MUMBAI: Global gold demand dropped by 23 per cent during January-March quarter of this year to 815.7 tonne compared to the same period of 2020, mainly driven by outflows of gold-backed exchange-traded funds (ETFs) and low Central bank buying, according to a World Gold Council (WGC) report.
The overall gold demand stood at 1,059.9 tonne during the January-March quarter of 2020, according to WGC’s Gold Demand Trends Q1 2021 report.
The January-March quarter witnessed 71 per cent decline in investment demand at 161.6 tonne compared to 549.6 tonne in the same quarter of 2020, mainly on account of hefty outflows from gold ETFs.
During the quarter there was strong outflows from gold ETFs, which lost 177.9 tonne in the first quarter compared to 299.1 tonne in the corresponding quarter of 2020, as higher interest rates and a downward price trend of the precious metal weighed on investor sentiment, it said.
However, bar and coin investment went up by 36 per cent year-on-year to 339.5 tonne during the quarter under review as against 250.5 tonne, mainly on account of the opportunity to buy at lower prices as well as by expectations of building inflationary pressures, it pointed out.
Gold prices during the quarter softened to by 4.21 per cent to around $1,795 an ounce compared to $1,874 in the October-December 2020. However, year-on-year gold price stood at around $1,583 during January-March, up 13.32 per cent.
Meanwhile, central banks bought a net total of 95 tonne of gold in the first quarter compared to 124.1 tonne in the same period of 2020, 23 per cent lower, said the WGC report.
The Reserve Bank buying was slightly up at 18.7 tonne during the January-March quarter compared to 18 tonne during the same period of 2020.
The report further said that after the shock of 2020, jewellery demand recovered during the first quarter but remained subdued compared with previous historical levels.
Jewellery demand during the quarter was up by 52 per cent at 477.4 tonne compared with 313.2 tonne in the corresponding period of 2020, mainly due to recovery in India and China, it said.
“The jewellery demand recovered to witness a growth of 52 per cent is following rebound seen in every market, softer gold prices, festivals and weddings, pent-up demand and receding effect of the pandemic in China,” WGC managing director, India, Somasundaram PR said.
Demand for gold for use in technology was 11 per cent higher annually in the quarter compared to the same quarter the preceding year, as consumer confidence continued to recover.
Gold demand for technology during January-March was at 81.1 tonne compared with 72.9 tonne in the same period of 2020.
As countries around the world continue their recoveries, economies have started to cautiously re-open leading to an encouraging return in consumer confidence in the first quarter, as illustrated by the stellar rise in gold jewellery demand, WGC senior markets analyst Louise Street said.

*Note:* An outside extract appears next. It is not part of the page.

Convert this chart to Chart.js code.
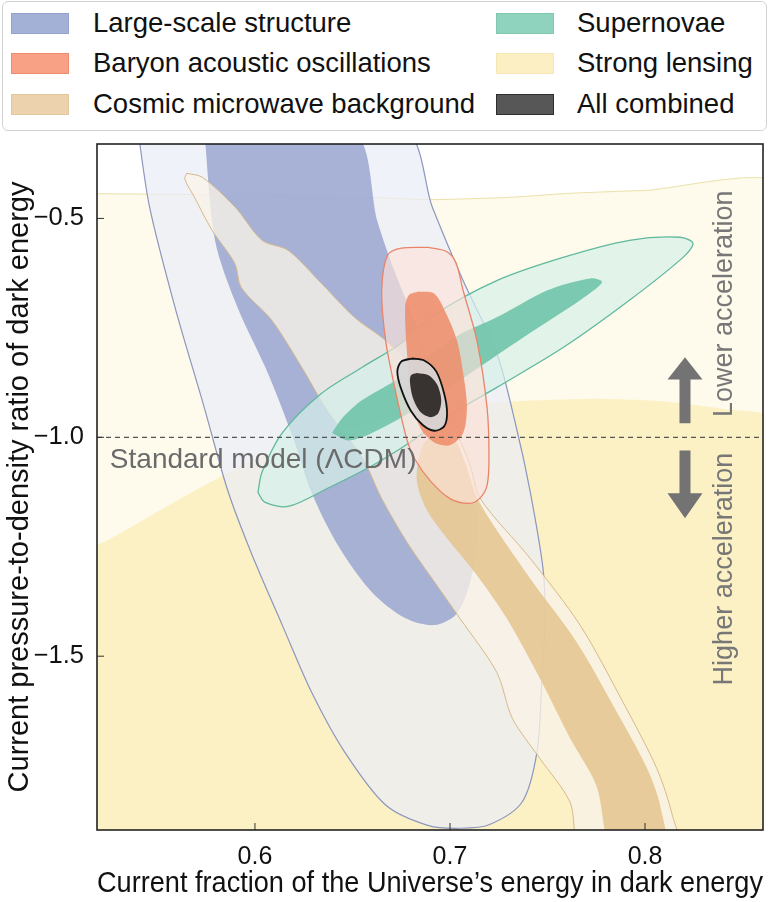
<!DOCTYPE html>
<html>
<head>
<meta charset="utf-8">
<script src="https://cdn.jsdelivr.net/npm/chart.js@4.4.1/dist/chart.umd.min.js"></script>
<style>
html, body { margin: 0; padding: 0; background: #fff; }
#wrap { position: relative; width: 777px; height: 902px; font-family: "Liberation Sans", Arial, sans-serif; }
#chart { position: absolute; left: 0; top: 0; }
#legendBox { position: absolute; left: 2px; top: 1px; width: 765px; height: 130px; box-sizing: border-box;
  border: 1px solid #d2d2d2; border-radius: 6px; background: #fff; }
.item { position: absolute; height: 30px; line-height: 30px; font-size: 27.5px; color: #111; white-space: nowrap; }
.patch { position: absolute; top: 5px; width: 56px; height: 19px; border: 1px solid; }
</style>
</head>
<body>
<div id="wrap">
  <canvas id="chart" width="777" height="902"></canvas>
  <div id="legendBox"></div>
</div>
<script>
// axis ranges and ticks
const xMin = 0.519, xMax = 0.8605;
const yMin = -1.897, yMax = -0.33;
const xTicks = [0.6, 0.7, 0.8];
const xTickLabels = ["0.6", "0.7", "0.8"];
const yTicks = [-1.5, -1.0, -0.5];
const yTickLabels = ["\u22121.5", "\u22121.0", "\u22120.5"];

const seriesNames = ["Large-scale structure", "Baryon acoustic oscillations", "Cosmic microwave background",
                     "Supernovae", "Strong lensing", "All combined"];

// contour outlines, [x, y]
const lensOuter = [[0.50,-0.443],[0.56,-0.445],[0.62,-0.448],[0.66,-0.452],[0.69,-0.457],[0.73,-0.452],
  [0.76,-0.443],[0.80,-0.436],[0.87,-0.428],[0.87,-1.95],[0.50,-1.95]];
const lensInner = [[0.50,-1.27],[0.522,-1.24],[0.55,-1.17],[0.574,-1.11],[0.60,-1.05],[0.64,-0.99],
  [0.68,-0.945],[0.71,-0.925],[0.737,-0.917],[0.775,-0.912],[0.81,-0.918],[0.84,-0.935],[0.87,-0.965],
  [0.87,-1.95],[0.50,-1.95]];
const lssOuter = [[0.540,-0.30],[0.546,-0.475],[0.559,-0.703],[0.574,-0.932],[0.586,-1.121],[0.598,-1.263],
  [0.614,-1.429],[0.629,-1.582],[0.646,-1.719],[0.667,-1.840],[0.689,-1.887],[0.705,-1.893],[0.72,-1.885],
  [0.737,-1.833],[0.7446,-1.719],[0.747,-1.566],[0.7487,-1.413],[0.7477,-1.30],[0.741,-1.121],[0.734,-0.977],
  [0.724,-0.808],[0.7067,-0.642],[0.691,-0.475],[0.676,-0.30]];
const lssInner = [[0.574,-0.30],[0.5795,-0.55],[0.591,-0.703],[0.6067,-0.854],[0.620,-1.007],[0.629,-1.126],
  [0.6426,-1.247],[0.660,-1.354],[0.677,-1.413],[0.692,-1.429],[0.704,-1.40],[0.712,-1.30],[0.714,-1.185],
  [0.709,-1.08],[0.699,-0.95],[0.686,-0.78],[0.672,-0.626],[0.663,-0.51],[0.650,-0.30]];
const cmbOuter = [[0.565,-0.397],[0.573,-0.406],[0.590,-0.475],[0.6036,-0.55],[0.617,-0.573],[0.634,-0.648],
  [0.651,-0.726],[0.667,-0.779],[0.685,-0.86],[0.700,-0.96],[0.710,-1.06],[0.7154,-1.139],[0.741,-1.276],
  [0.7667,-1.429],[0.7887,-1.605],[0.806,-1.756],[0.814,-1.863],[0.817,-1.95],[0.768,-1.95],[0.7615,-1.833],
  [0.746,-1.733],[0.732,-1.642],[0.724,-1.537],[0.705,-1.413],[0.692,-1.33],[0.678,-1.24],[0.665,-1.14],
  [0.655,-1.046],[0.637,-0.938],[0.624,-0.84],[0.6087,-0.733],[0.593,-0.658],[0.5897,-0.603],[0.578,-0.527],
  [0.569,-0.452],[0.564,-0.41]];
const cmbInner = [[0.695,-0.98],[0.703,-1.01],[0.708,-1.06],[0.715,-1.148],[0.741,-1.322],[0.765,-1.468],
  [0.7856,-1.628],[0.801,-1.756],[0.8077,-1.84],[0.810,-1.95],[0.784,-1.95],[0.775,-1.795],[0.7615,-1.687],
  [0.746,-1.55],[0.729,-1.413],[0.7138,-1.315],[0.6897,-1.178],[0.683,-1.10],[0.686,-1.02]];
const snOuter = [[0.6015,-1.126],[0.6036,-1.08],[0.614,-0.99],[0.634,-0.90],[0.655,-0.84],[0.675,-0.785],
  [0.692,-0.72],[0.724,-0.642],[0.758,-0.589],[0.792,-0.55],[0.818,-0.543],[0.8246,-0.557],[0.8195,-0.589],
  [0.792,-0.687],[0.758,-0.795],[0.724,-0.886],[0.698,-0.954],[0.68,-1.01],[0.66,-1.065],[0.637,-1.117],
  [0.617,-1.158],[0.605,-1.148]];
const snInner = [[0.6395,-0.99],[0.645,-0.955],[0.655,-0.915],[0.672,-0.87],[0.69,-0.81],[0.705,-0.765],
  [0.724,-0.726],[0.75,-0.664],[0.772,-0.637],[0.778,-0.646],[0.7667,-0.687],[0.741,-0.762],[0.715,-0.84],
  [0.695,-0.90],[0.675,-0.955],[0.66,-0.99],[0.648,-1.007]];
const baoOuter = [[0.689,-0.566],[0.698,-0.575],[0.703,-0.60],[0.7067,-0.664],[0.7138,-0.779],[0.719,-0.932],
  [0.72,-1.046],[0.719,-1.11],[0.7154,-1.139],[0.710,-1.151],[0.70,-1.14],[0.69,-1.10],[0.682,-1.05],
  [0.678,-1.007],[0.672,-0.893],[0.667,-0.779],[0.665,-0.664],[0.668,-0.584],[0.675,-0.568]];
const baoInner = [[0.684,-0.667],[0.692,-0.672],[0.698,-0.717],[0.7036,-0.779],[0.707,-0.86],[0.7087,-0.932],
  [0.7067,-0.991],[0.70,-1.018],[0.692,-1.012],[0.685,-0.98],[0.680,-0.91],[0.678,-0.81],[0.677,-0.703],
  [0.679,-0.675]];
const allOuter = [[0.6805,-0.82],[0.687,-0.825],[0.693,-0.85],[0.697,-0.90],[0.6985,-0.945],[0.697,-0.975],
  [0.692,-0.985],[0.686,-0.972],[0.680,-0.94],[0.675,-0.89],[0.673,-0.85],[0.675,-0.827]];
const allInner = [[0.683,-0.853],[0.689,-0.858],[0.6935,-0.88],[0.6955,-0.915],[0.694,-0.945],[0.690,-0.954],
  [0.685,-0.943],[0.681,-0.91],[0.6795,-0.875],[0.680,-0.858]];

const standardW = -1.0;

const FONT = '"Liberation Sans", Arial, sans-serif';
const legendFill = ["#a4b1d6", "#f9a184", "#ecd3ae", "#8fd2bd", "#fcefc4", "#575757"];
const legendEdge = ["#93a1cc", "#f08d70", "#e4c79e", "#7fc7b0", "#f5e6b4", "#2e2e2e"];

function contour(label, pts, fill, edge, width, order, tension) {
  const closed = pts.concat([pts[0]]);
  return {
    label: label,
    data: closed.map(p => ({ x: p[0], y: p[1] })),
    showLine: true,
    fill: 'shape',
    backgroundColor: fill,
    borderColor: edge || 'rgba(0,0,0,0)',
    borderWidth: width || 0,
    pointRadius: 0,
    tension: tension === undefined ? 0.3 : tension,
    capBezierPoints: false,
    order: order
  };
}

const datasets = [
  {
    label: "Standard model",
    data: [{ x: xMin, y: standardW }, { x: xMax, y: standardW }],
    showLine: true, fill: false, borderColor: "#555", borderWidth: 1.2, borderDash: [5, 4],
    pointRadius: 0, order: 0
  },
  contour(seriesNames[5], allInner, "rgba(42,36,36,0.92)", null, 0, 1),
  contour(seriesNames[5], allOuter, "rgba(214,214,214,0.92)", "#111", 1.8, 2),
  contour(seriesNames[1], baoInner, "rgba(239,140,104,0.85)", null, 0, 3),
  contour(seriesNames[1], baoOuter, "rgba(252,226,216,0.65)", "#e98469", 1.3, 4),
  contour(seriesNames[3], snInner, "rgba(112,196,170,0.9)", null, 0, 5),
  contour(seriesNames[3], snOuter, "rgba(214,241,233,0.7)", "#5fb99b", 1.3, 6),
  contour(seriesNames[2], cmbInner, "rgba(228,196,142,0.85)", null, 0, 7),
  contour(seriesNames[2], cmbOuter, "rgba(250,242,232,0.78)", "#d6b889", 1, 8),
  contour(seriesNames[0], lssInner, "rgba(150,164,206,0.82)", null, 0, 9),
  contour(seriesNames[0], lssOuter, "rgba(234,237,247,0.72)", "#8c96be", 1.2, 10),
  contour(seriesNames[4], lensInner, "rgba(252,236,175,0.62)", null, 0, 11, 0.2),
  contour(seriesNames[4], lensOuter, "rgba(252,238,185,0.28)", "rgba(232,222,160,0.9)", 1, 12, 0.2)
];

// frame, inward ticks, arrows and in-plot text
const decorations = {
  id: 'decorations',
  afterDatasetsDraw(chart) {
    const { ctx, chartArea: a, scales: { x, y } } = chart;
    ctx.save();
    // text
    ctx.fillStyle = "#6b6b6b";
    ctx.font = "28px " + FONT;
    ctx.textAlign = "left";
    ctx.textBaseline = "alphabetic";
    ctx.fillText("Standard model (\u039BCDM)", x.getPixelForValue(0.5256), y.getPixelForValue(-1.0708));

    ctx.fillStyle = "#777";
    ctx.font = "27px " + FONT;
    const tx = x.getPixelForValue(0.8445);
    [["Lower acceleration", -0.695], ["Higher acceleration", -1.301]].forEach(([t, v]) => {
      ctx.save();
      ctx.translate(tx, y.getPixelForValue(v));
      ctx.rotate(-Math.PI / 2);
      ctx.textAlign = "center";
      ctx.fillText(t, 0, 0);
      ctx.restore();
    });

    // arrows
    ctx.fillStyle = "#737373";
    const ax = x.getPixelForValue(0.8205);
    const arrow = (tip, base, tail) => {
      const pt = y.getPixelForValue(tip), pb = y.getPixelForValue(base), pe = y.getPixelForValue(tail);
      ctx.beginPath();
      ctx.moveTo(ax, pt);
      ctx.lineTo(ax + 17.5, pb);
      ctx.lineTo(ax + 5.5, pb);
      ctx.lineTo(ax + 5.5, pe);
      ctx.lineTo(ax - 5.5, pe);
      ctx.lineTo(ax - 5.5, pb);
      ctx.lineTo(ax - 17.5, pb);
      ctx.closePath();
      ctx.fill();
    };
    arrow(-0.817, -0.868, -0.968);
    arrow(-1.185, -1.128, -1.030);

    // inward ticks
    ctx.strokeStyle = "#333";
    ctx.lineWidth = 1;
    ctx.beginPath();
    xTicks.forEach(v => {
      const px = x.getPixelForValue(v);
      ctx.moveTo(px, a.bottom);
      ctx.lineTo(px, a.bottom - 7);
    });
    yTicks.forEach(v => {
      const py = y.getPixelForValue(v);
      ctx.moveTo(a.left, py);
      ctx.lineTo(a.left + 7, py);
    });
    ctx.stroke();

    // frame
    ctx.strokeStyle = "#222";
    ctx.lineWidth = 1.6;
    ctx.strokeRect(a.left, a.top, a.right - a.left, a.bottom - a.top);
    ctx.restore();
  }
};

const chart = new Chart(document.getElementById("chart"), {
  type: "scatter",
  data: { datasets: datasets },
  options: {
    responsive: false,
    animation: false,
    events: [],
    layout: { padding: { top: 144, right: 14, bottom: 0, left: 0 } },
    plugins: { legend: { display: false }, tooltip: { enabled: false } },
    scales: {
      x: {
        type: "linear", min: xMin, max: xMax,
        afterBuildTicks: s => { s.ticks = xTicks.map(v => ({ value: v })); },
        afterFit: s => { s.height = 72; },
        grid: { display: false }, border: { display: false },
        ticks: {
          autoSkip: false, maxRotation: 0, padding: 4, color: "#111",
          font: { family: FONT, size: 25 },
          callback: v => { const i = xTicks.indexOf(v); return i >= 0 ? xTickLabels[i] : ""; }
        },
        title: {
          display: true, text: "Current fraction of the Universe\u2019s energy in dark energy",
          color: "#111", font: { family: FONT, size: 29 }, padding: { top: 0, bottom: 1 }
        }
      },
      y: {
        type: "linear", min: yMin, max: yMax,
        afterBuildTicks: s => { s.ticks = yTicks.map(v => ({ value: v })); },
        afterFit: s => { s.width = 97; },
        grid: { display: false }, border: { display: false },
        ticks: {
          autoSkip: false, padding: 5, color: "#111",
          font: { family: FONT, size: 25.5 },
          callback: v => { const i = yTicks.indexOf(v); return i >= 0 ? yTickLabels[i] : ""; }
        },
        title: {
          display: true, text: "Current pressure-to-density ratio of dark energy",
          color: "#111", font: { family: FONT, size: 29 }, padding: { top: 3, bottom: 0 }
        }
      }
    }
  },
  plugins: [decorations]
});

// legend, two columns of three
const wrap = document.getElementById("wrap");
const legendCols = [[0, 1, 2], [3, 4, 5]];
const colLeft = [11, 496], textLeft = [82, 81], rowMid = [23, 63, 104];
legendCols.forEach((col, c) => {
  col.forEach((k, r) => {
    const item = document.createElement("div");
    item.className = "item";
    item.style.left = colLeft[c] + "px";
    item.style.top = (rowMid[r] - 15) + "px";
    const patch = document.createElement("div");
    patch.className = "patch";
    patch.style.background = legendFill[k];
    patch.style.borderColor = legendEdge[k];
    const label = document.createElement("span");
    label.style.position = "absolute";
    label.style.left = textLeft[c] + "px";
    label.textContent = seriesNames[k];
    item.appendChild(patch);
    item.appendChild(label);
    wrap.appendChild(item);
  });
});
</script>
</body>
</html>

“Conversely, having seen investors take shelter in gold from the initial impact of Covid-19, Q1 2021 saw a sell-off in the gold price as confidence in economic recovery grew and US interest rates rose sharply.
“Despite this, gold retains its relevance in well-balanced portfolios, especially with a risk of inflation looming. Looking ahead to the rest of the year, we see reasons to be optimistic about the gold market as its main drivers remain well supported,” she added.